Published online by Cambridge University Press: 11 January 2024
Following the development of the convocation controversy in England, attempts were made by the high church party there to appeal to the example of the Irish convocation in support of their claims for the autonomy of the lower house. This in tun sparked off a debate in Ireland,, in the course of which the following tracts were published.
1. [Francis Atterbury], Some proceedings of the convocation A. D. 1705. Faithfully represented. To which is prefixed an account of the several ineffectual attempts at divers times made by the lower clergy, towards quieting all disputes, and proceeding upon synodical business. London, 1708.
This work was the immediate cause of the Irish controversy because it contained the speech made by William Perceval and Francis Higgins to the lower house of the Canterbury convocation on 4 February 1706 (pp. 26-9). In a note before the preface, the (anonymous) author writes:
To the most reverent, right reverend and reverend, the members of the convocation of Ireland. The following papers do, among other things, contain several matters of fact which relate to the present synodical constitutions of your church. The publisher of them thinks he can take no better way to satisfy his readers of the truth and justness of those representations, that by appealing to the testimony of your venerable body.

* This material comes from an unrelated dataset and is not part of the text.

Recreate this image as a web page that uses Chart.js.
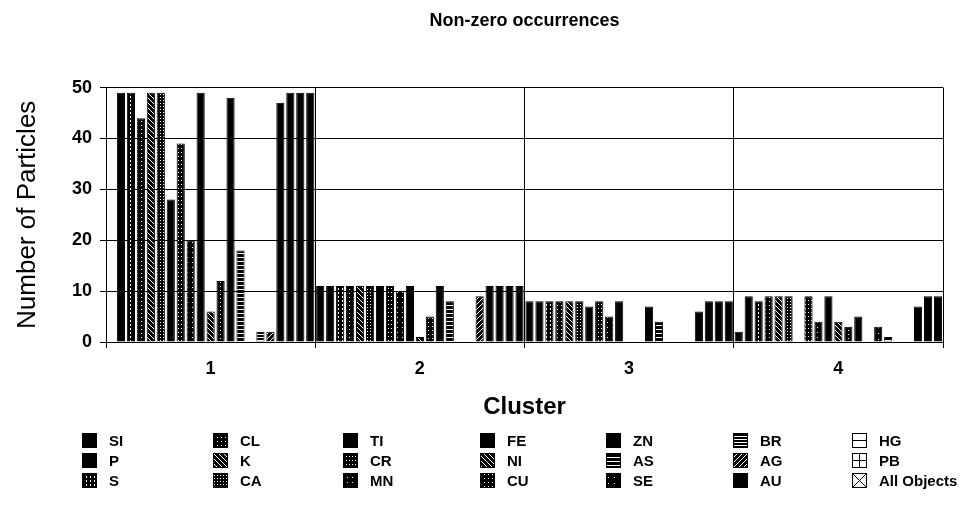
<!DOCTYPE html>
<html>
<head>
<meta charset="utf-8">
<title>Non-zero occurrences</title>
<script src="https://cdn.jsdelivr.net/npm/chart.js@4.4.0/dist/chart.umd.min.js"></script>
<style>
  html, body { margin: 0; padding: 0; background: #fff; }
</style>
</head>
<body>
<canvas id="chart" width="975" height="513"></canvas>
<script>
// categories
var clusters = ['1', '2', '3', '4'];
var elements = ['SI', 'P', 'S', 'CL', 'K', 'CA', 'TI', 'CR', 'MN', 'FE', 'NI',
                'CU', 'ZN', 'AS', 'SE', 'BR', 'AG', 'AU', 'HG', 'PB', 'All Objects'];

// number of particles per cluster (1..4) for each element
var SI  = [0, 11, 8, 2];
var P   = [49, 11, 8, 9];
var S   = [49, 11, 8, 8];
var CL  = [44, 11, 8, 9];
var K   = [49, 11, 8, 9];
var CA  = [49, 11, 8, 9];
var TI  = [28, 11, 7, 0];
var CR  = [39, 11, 8, 9];
var MN  = [20, 10, 5, 4];
var FE  = [49, 11, 8, 9];
var NI  = [6, 1, 0, 4];
var CU  = [12, 5, 0, 3];
var ZN  = [48, 11, 7, 5];
var AS  = [18, 8, 4, 0];
var SE  = [0, 0, 0, 3];
var BR  = [2, 0, 0, 1];
var AG  = [2, 9, 0, 0];
var AU  = [47, 11, 6, 0];
var HG  = [49, 11, 8, 7];
var PB  = [49, 11, 8, 9];
var ALL = [49, 11, 8, 9];

var yTicks = [0, 10, 20, 30, 40, 50];

var values = [SI, P, S, CL, K, CA, TI, CR, MN, FE, NI, CU, ZN, AS, SE, BR, AG, AU, HG, PB, ALL];

var FONT = '"Liberation Sans", Arial, Helvetica, sans-serif';
Chart.defaults.font.family = FONT;
Chart.defaults.color = '#000';

var canvas = document.getElementById('chart');
var ctx = canvas.getContext('2d');

// small pixel tiles to imitate the old black & white fill patterns (mostly dark, like the scan)
function tile(w, h, bg, fg, hit) {
  var c = document.createElement('canvas');
  c.width = w; c.height = h;
  var t = c.getContext('2d');
  t.fillStyle = bg; t.fillRect(0, 0, w, h);
  t.fillStyle = fg;
  for (var y = 0; y < h; y++)
    for (var x = 0; x < w; x++)
      if (hit(x, y)) t.fillRect(x, y, 1, 1);
  return ctx.createPattern(c, 'repeat');
}

var W = '#fff', B = '#000';
var fills = {
  SI: B,
  P: B,
  S: tile(4, 4, B, W, function(x, y) { return x == 2 && y < 2; }),
  CL: tile(4, 4, B, W, function(x, y) { return x == 1 && y == 1; }),
  K: tile(5, 5, B, W, function(x, y) { return (x - y + 10) % 5 == 0; }),
  CA: tile(3, 3, B, W, function(x, y) { return x == 1 && y == 1; }),
  TI: B,
  CR: tile(3, 4, B, W, function(x, y) { return x == 1 && y == 0; }),
  MN: tile(5, 5, B, W, function(x, y) { return x == 2 && y == 2; }),
  FE: B,
  NI: tile(5, 5, B, W, function(x, y) { return (x - y + 10) % 5 == 0; }),
  CU: tile(4, 4, B, W, function(x, y) { return x == 0 && y == 2; }),
  ZN: B,
  AS: tile(4, 4, B, W, function(x, y) { return y == 1; }),
  SE: tile(6, 6, B, W, function(x, y) { return x == 2 && y == 3; }),
  BR: tile(4, 3, B, W, function(x, y) { return y == 1; }),
  AG: tile(5, 5, B, W, function(x, y) { return (x + y) % 5 == 0; }),
  AU: B,
  HG: B,
  PB: B,
  'All Objects': B
};

var datasets = elements.map(function(name, i) {
  return {
    label: name,
    data: values[i],
    backgroundColor: fills[name],
    borderColor: '#000',
    borderWidth: 1,
    categoryPercentage: 1.0,
    barPercentage: 0.82
  };
});

// legend laid out in 7 columns x 3 rows, filled column by column
var legendCols = [82, 213, 343, 480, 606, 733, 852];
var legendRows = [433, 453, 473];
var BOX = 15;

var gridLegend = {
  id: 'gridLegend',
  afterDraw: function(chart) {
    var c = chart.ctx;
    c.save();
    c.font = 'bold 15px ' + FONT;
    c.textBaseline = 'middle';
    c.textAlign = 'left';
    chart.data.datasets.forEach(function(ds, k) {
      var x = legendCols[Math.floor(k / 3)], y = legendRows[k % 3];
      var name = ds.label;
      var outline = (name == 'HG' || name == 'PB' || name == 'All Objects');
      c.fillStyle = outline ? '#fff' : ds.backgroundColor;
      c.fillRect(x, y, BOX, BOX);
      c.strokeStyle = '#000';
      c.lineWidth = 1;
      c.strokeRect(x + 0.5, y + 0.5, BOX - 1, BOX - 1);
      c.beginPath();
      if (name == 'HG' || name == 'PB') {
        c.moveTo(x, y + BOX / 2); c.lineTo(x + BOX, y + BOX / 2);
      }
      if (name == 'PB') {
        c.moveTo(x + BOX / 2, y); c.lineTo(x + BOX / 2, y + BOX);
      }
      if (name == 'All Objects') {
        c.moveTo(x, y); c.lineTo(x + BOX, y + BOX);
        c.moveTo(x + BOX, y); c.lineTo(x, y + BOX);
      }
      c.stroke();
      c.fillStyle = '#000';
      c.fillText(name, x + 27, y + BOX / 2 + 1);
    });
    c.restore();
  }
};

new Chart(ctx, {
  type: 'bar',
  data: { labels: clusters, datasets: datasets },
  plugins: [gridLegend],
  options: {
    responsive: false,
    animation: false,
    layout: { padding: { left: 0, right: 32, top: 0, bottom: 86 } },
    plugins: {
      legend: { display: false },
      tooltip: { enabled: false },
      title: {
        display: true,
        text: 'Non-zero occurrences',
        fullSize: false,
        color: '#000',
        font: { size: 18, weight: 'bold' },
        padding: { top: 10, bottom: 56 }
      }
    },
    scales: {
      x: {
        afterFit: function(s) { s.height = 85; },
        grid: { color: '#000', lineWidth: 1, tickLength: 6, offset: true },
        border: { color: '#000', width: 1 },
        ticks: { color: '#000', padding: 10, font: { size: 18, weight: 'bold' } },
        title: {
          display: true, text: 'Cluster', color: '#000',
          font: { size: 24, weight: 'bold' },
          padding: { top: 0, bottom: 5 }
        }
      },
      y: {
        min: 0,
        max: 50,
        afterFit: function(s) { s.width = 106; },
        afterBuildTicks: function(s) { s.ticks = yTicks.map(function(v) { return { value: v }; }); },
        grid: { color: '#000', lineWidth: 1, tickLength: 6 },
        border: { color: '#000', width: 1 },
        ticks: { color: '#000', padding: 8, font: { size: 18, weight: 'bold' } },
        title: {
          display: true, text: 'Number of Particles', color: '#000',
          font: { size: 26, weight: 'normal' },
          padding: { top: 12, bottom: 0 }
        }
      }
    }
  }
});
</script>
</body>
</html>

He, moreover, apprehends that the consequences of that dispute, to which they refer, may, in the event, affect the Church of Ireland no less than that of England. As the restoration of your legal synods (sitting equal[ly] by the parliamentary and provincial writs) soon followed the revival of ours, so may it justly e presumed that the fate of these several assemblies will hereafter be the same; and that their authority, reputation and privileges, declining in the one, will, in due time, proportionately sink also in the other kingdom. He therefore equally prays for the prosperity of both these assemblies, and after doing what in him lies to promote it, cheerfully leaves the issue of the cause to divine providence.